**SHORT PROBLEM**
Transcribe all of the data exactly. Omit the pictures.

━━ THE DATA

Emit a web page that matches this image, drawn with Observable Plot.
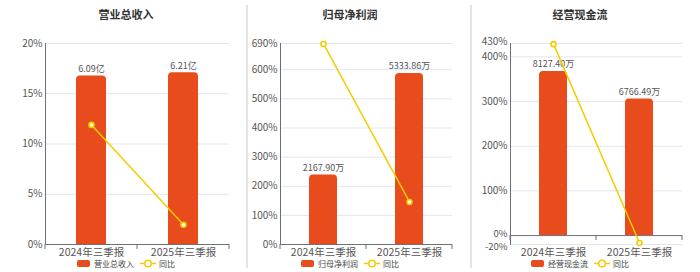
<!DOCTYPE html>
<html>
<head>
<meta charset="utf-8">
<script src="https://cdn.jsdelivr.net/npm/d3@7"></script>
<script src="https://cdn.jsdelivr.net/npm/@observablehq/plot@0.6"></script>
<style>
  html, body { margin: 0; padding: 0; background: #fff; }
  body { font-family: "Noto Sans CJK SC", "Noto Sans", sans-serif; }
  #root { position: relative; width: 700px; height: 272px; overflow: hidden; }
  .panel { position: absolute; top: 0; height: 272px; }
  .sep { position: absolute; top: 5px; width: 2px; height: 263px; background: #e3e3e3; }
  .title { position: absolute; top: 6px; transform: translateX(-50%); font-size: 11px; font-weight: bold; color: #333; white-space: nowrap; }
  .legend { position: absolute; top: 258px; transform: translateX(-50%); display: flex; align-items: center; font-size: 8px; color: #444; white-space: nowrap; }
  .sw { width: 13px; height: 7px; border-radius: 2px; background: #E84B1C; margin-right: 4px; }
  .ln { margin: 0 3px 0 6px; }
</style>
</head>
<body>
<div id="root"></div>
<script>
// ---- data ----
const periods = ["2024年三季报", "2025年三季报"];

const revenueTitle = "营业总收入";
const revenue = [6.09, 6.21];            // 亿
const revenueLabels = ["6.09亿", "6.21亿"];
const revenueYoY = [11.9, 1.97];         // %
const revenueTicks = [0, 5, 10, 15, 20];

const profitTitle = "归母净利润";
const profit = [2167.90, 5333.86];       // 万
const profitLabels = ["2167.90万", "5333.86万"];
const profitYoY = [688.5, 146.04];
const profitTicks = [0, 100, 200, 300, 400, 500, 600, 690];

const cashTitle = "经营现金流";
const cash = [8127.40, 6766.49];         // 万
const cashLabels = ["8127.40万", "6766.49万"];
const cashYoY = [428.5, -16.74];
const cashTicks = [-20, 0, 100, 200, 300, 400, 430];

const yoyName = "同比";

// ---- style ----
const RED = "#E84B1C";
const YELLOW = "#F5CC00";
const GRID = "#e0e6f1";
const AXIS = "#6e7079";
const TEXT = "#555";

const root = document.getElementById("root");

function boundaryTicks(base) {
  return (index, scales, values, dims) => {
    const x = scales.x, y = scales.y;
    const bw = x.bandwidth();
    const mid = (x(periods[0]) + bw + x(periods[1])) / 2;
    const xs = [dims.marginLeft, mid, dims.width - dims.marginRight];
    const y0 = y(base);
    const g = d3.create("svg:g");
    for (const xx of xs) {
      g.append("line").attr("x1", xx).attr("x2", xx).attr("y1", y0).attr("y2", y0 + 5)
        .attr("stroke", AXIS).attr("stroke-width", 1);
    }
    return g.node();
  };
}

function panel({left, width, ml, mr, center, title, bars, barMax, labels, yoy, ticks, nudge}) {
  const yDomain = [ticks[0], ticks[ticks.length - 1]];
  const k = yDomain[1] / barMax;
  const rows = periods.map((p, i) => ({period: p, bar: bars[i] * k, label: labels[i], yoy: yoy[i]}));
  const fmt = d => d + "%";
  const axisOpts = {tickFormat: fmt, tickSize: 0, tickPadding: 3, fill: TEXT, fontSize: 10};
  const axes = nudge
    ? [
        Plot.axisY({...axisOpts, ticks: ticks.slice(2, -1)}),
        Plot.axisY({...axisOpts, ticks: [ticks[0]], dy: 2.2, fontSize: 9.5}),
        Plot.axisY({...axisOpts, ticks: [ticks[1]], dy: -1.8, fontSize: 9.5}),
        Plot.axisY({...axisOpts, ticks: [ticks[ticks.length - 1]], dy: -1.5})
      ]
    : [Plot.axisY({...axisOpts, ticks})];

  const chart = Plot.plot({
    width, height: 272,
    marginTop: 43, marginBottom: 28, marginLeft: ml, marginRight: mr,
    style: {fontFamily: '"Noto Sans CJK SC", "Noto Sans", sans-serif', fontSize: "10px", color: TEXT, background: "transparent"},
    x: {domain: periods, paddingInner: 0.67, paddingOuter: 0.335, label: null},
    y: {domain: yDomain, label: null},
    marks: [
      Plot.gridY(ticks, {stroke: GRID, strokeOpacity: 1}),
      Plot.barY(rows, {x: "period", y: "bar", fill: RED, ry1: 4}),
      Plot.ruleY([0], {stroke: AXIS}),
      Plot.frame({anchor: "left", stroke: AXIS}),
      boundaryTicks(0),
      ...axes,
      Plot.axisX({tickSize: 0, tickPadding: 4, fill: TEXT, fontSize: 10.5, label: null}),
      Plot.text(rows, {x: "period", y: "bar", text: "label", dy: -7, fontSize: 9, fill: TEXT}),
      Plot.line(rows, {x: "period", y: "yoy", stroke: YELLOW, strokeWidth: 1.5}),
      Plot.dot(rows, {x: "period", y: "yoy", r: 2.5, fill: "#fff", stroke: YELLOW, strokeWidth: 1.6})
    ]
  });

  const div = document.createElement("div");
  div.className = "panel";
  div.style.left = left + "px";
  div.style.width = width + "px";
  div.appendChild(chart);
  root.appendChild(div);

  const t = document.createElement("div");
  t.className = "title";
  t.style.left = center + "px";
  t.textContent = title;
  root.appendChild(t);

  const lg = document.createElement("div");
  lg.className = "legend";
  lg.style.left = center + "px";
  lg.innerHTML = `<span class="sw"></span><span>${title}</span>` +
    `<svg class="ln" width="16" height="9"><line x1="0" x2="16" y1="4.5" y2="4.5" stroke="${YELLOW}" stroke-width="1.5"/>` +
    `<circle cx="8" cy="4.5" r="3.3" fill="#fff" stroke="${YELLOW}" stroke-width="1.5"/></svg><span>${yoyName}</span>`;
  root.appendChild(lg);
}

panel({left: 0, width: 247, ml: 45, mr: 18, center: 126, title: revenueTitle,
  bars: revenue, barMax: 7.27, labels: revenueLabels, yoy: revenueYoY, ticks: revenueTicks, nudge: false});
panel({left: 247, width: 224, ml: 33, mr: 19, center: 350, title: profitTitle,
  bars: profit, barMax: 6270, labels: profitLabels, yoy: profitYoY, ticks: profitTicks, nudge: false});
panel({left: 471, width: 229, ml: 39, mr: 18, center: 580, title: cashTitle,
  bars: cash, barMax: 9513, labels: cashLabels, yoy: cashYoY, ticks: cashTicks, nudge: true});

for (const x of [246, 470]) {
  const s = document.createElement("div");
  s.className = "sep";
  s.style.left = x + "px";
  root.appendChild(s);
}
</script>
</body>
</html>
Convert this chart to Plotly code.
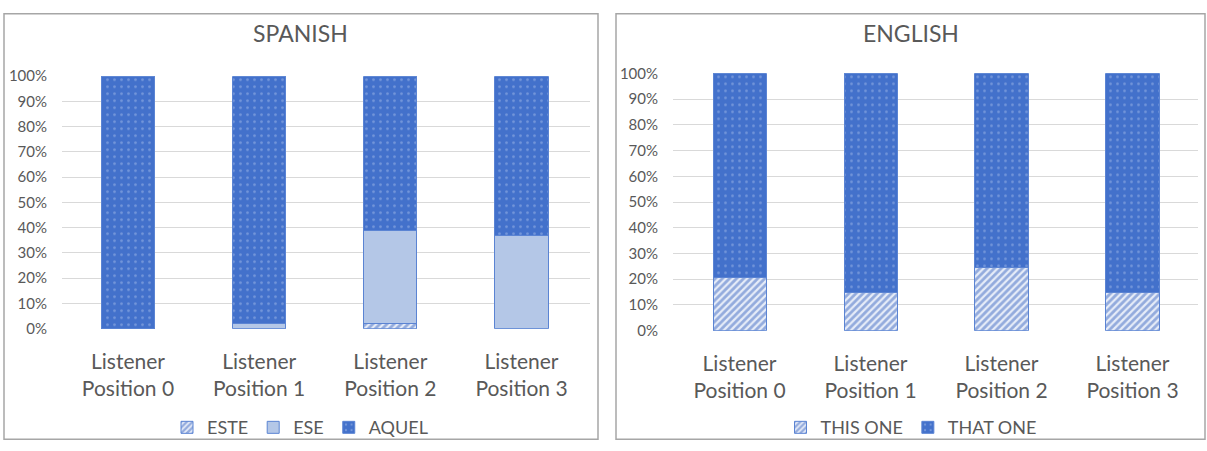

━━━━

**ANSWER IN FULL**
Emit a web page that matches this image, drawn with Observable Plot.
<!DOCTYPE html>
<html>
<head>
<meta charset="utf-8">
<script src="https://cdn.jsdelivr.net/npm/d3@7"></script>
<script src="https://cdn.jsdelivr.net/npm/@observablehq/plot@0.6"></script>
<style>
  html, body { margin: 0; padding: 0; background: #fff; }
  body { font-family: "Noto Sans CJK SC", "Noto Sans", sans-serif; }
  #root { position: relative; width: 700px; height: 272px; overflow: hidden; }
  .panel { position: absolute; top: 0; height: 272px; }
  .sep { position: absolute; top: 5px; width: 2px; height: 263px; background: #e3e3e3; }
  .title { position: absolute; top: 6px; transform: translateX(-50%); font-size: 11px; font-weight: bold; color: #333; white-space: nowrap; }
  .legend { position: absolute; top: 258px; transform: translateX(-50%); display: flex; align-items: center; font-size: 8px; color: #444; white-space: nowrap; }
  .sw { width: 13px; height: 7px; border-radius: 2px; background: #E84B1C; margin-right: 4px; }
  .ln { margin: 0 3px 0 6px; }
</style>
</head>
<body>
<div id="root"></div>
<script>
// ---- data ----
const periods = ["2024年三季报", "2025年三季报"];

const revenueTitle = "营业总收入";
const revenue = [6.09, 6.21];            // 亿
const revenueLabels = ["6.09亿", "6.21亿"];
const revenueYoY = [11.9, 1.97];         // %
const revenueTicks = [0, 5, 10, 15, 20];

const profitTitle = "归母净利润";
const profit = [2167.90, 5333.86];       // 万
const profitLabels = ["2167.90万", "5333.86万"];
const profitYoY = [688.5, 146.04];
const profitTicks = [0, 100, 200, 300, 400, 500, 600, 690];

const cashTitle = "经营现金流";
const cash = [8127.40, 6766.49];         // 万
const cashLabels = ["8127.40万", "6766.49万"];
const cashYoY = [428.5, -16.74];
const cashTicks = [-20, 0, 100, 200, 300, 400, 430];

const yoyName = "同比";

// ---- style ----
const RED = "#E84B1C";
const YELLOW = "#F5CC00";
const GRID = "#e0e6f1";
const AXIS = "#6e7079";
const TEXT = "#555";

const root = document.getElementById("root");

function boundaryTicks(base) {
  return (index, scales, values, dims) => {
    const x = scales.x, y = scales.y;
    const bw = x.bandwidth();
    const mid = (x(periods[0]) + bw + x(periods[1])) / 2;
    const xs = [dims.marginLeft, mid, dims.width - dims.marginRight];
    const y0 = y(base);
    const g = d3.create("svg:g");
    for (const xx of xs) {
      g.append("line").attr("x1", xx).attr("x2", xx).attr("y1", y0).attr("y2", y0 + 5)
        .attr("stroke", AXIS).attr("stroke-width", 1);
    }
    return g.node();
  };
}

function panel({left, width, ml, mr, center, title, bars, barMax, labels, yoy, ticks, nudge}) {
  const yDomain = [ticks[0], ticks[ticks.length - 1]];
  const k = yDomain[1] / barMax;
  const rows = periods.map((p, i) => ({period: p, bar: bars[i] * k, label: labels[i], yoy: yoy[i]}));
  const fmt = d => d + "%";
  const axisOpts = {tickFormat: fmt, tickSize: 0, tickPadding: 3, fill: TEXT, fontSize: 10};
  const axes = nudge
    ? [
        Plot.axisY({...axisOpts, ticks: ticks.slice(2, -1)}),
        Plot.axisY({...axisOpts, ticks: [ticks[0]], dy: 2.2, fontSize: 9.5}),
        Plot.axisY({...axisOpts, ticks: [ticks[1]], dy: -1.8, fontSize: 9.5}),
        Plot.axisY({...axisOpts, ticks: [ticks[ticks.length - 1]], dy: -1.5})
      ]
    : [Plot.axisY({...axisOpts, ticks})];

  const chart = Plot.plot({
    width, height: 272,
    marginTop: 43, marginBottom: 28, marginLeft: ml, marginRight: mr,
    style: {fontFamily: '"Noto Sans CJK SC", "Noto Sans", sans-serif', fontSize: "10px", color: TEXT, background: "transparent"},
    x: {domain: periods, paddingInner: 0.67, paddingOuter: 0.335, label: null},
    y: {domain: yDomain, label: null},
    marks: [
      Plot.gridY(ticks, {stroke: GRID, strokeOpacity: 1}),
      Plot.barY(rows, {x: "period", y: "bar", fill: RED, ry1: 4}),
      Plot.ruleY([0], {stroke: AXIS}),
      Plot.frame({anchor: "left", stroke: AXIS}),
      boundaryTicks(0),
      ...axes,
      Plot.axisX({tickSize: 0, tickPadding: 4, fill: TEXT, fontSize: 10.5, label: null}),
      Plot.text(rows, {x: "period", y: "bar", text: "label", dy: -7, fontSize: 9, fill: TEXT}),
      Plot.line(rows, {x: "period", y: "yoy", stroke: YELLOW, strokeWidth: 1.5}),
      Plot.dot(rows, {x: "period", y: "yoy", r: 2.5, fill: "#fff", stroke: YELLOW, strokeWidth: 1.6})
    ]
  });

  const div = document.createElement("div");
  div.className = "panel";
  div.style.left = left + "px";
  div.style.width = width + "px";
  div.appendChild(chart);
  root.appendChild(div);

  const t = document.createElement("div");
  t.className = "title";
  t.style.left = center + "px";
  t.textContent = title;
  root.appendChild(t);

  const lg = document.createElement("div");
  lg.className = "legend";
  lg.style.left = center + "px";
  lg.innerHTML = `<span class="sw"></span><span>${title}</span>` +
    `<svg class="ln" width="16" height="9"><line x1="0" x2="16" y1="4.5" y2="4.5" stroke="${YELLOW}" stroke-width="1.5"/>` +
    `<circle cx="8" cy="4.5" r="3.3" fill="#fff" stroke="${YELLOW}" stroke-width="1.5"/></svg><span>${yoyName}</span>`;
  root.appendChild(lg);
}

panel({left: 0, width: 247, ml: 45, mr: 18, center: 126, title: revenueTitle,
  bars: revenue, barMax: 7.27, labels: revenueLabels, yoy: revenueYoY, ticks: revenueTicks, nudge: false});
panel({left: 247, width: 224, ml: 33, mr: 19, center: 350, title: profitTitle,
  bars: profit, barMax: 6270, labels: profitLabels, yoy: profitYoY, ticks: profitTicks, nudge: false});
panel({left: 471, width: 229, ml: 39, mr: 18, center: 580, title: cashTitle,
  bars: cash, barMax: 9513, labels: cashLabels, yoy: cashYoY, ticks: cashTicks, nudge: true});

for (const x of [246, 470]) {
  const s = document.createElement("div");
  s.className = "sep";
  s.style.left = x + "px";
  root.appendChild(s);
}
</script>
</body>
</html>
Convert this chart to Plotly code.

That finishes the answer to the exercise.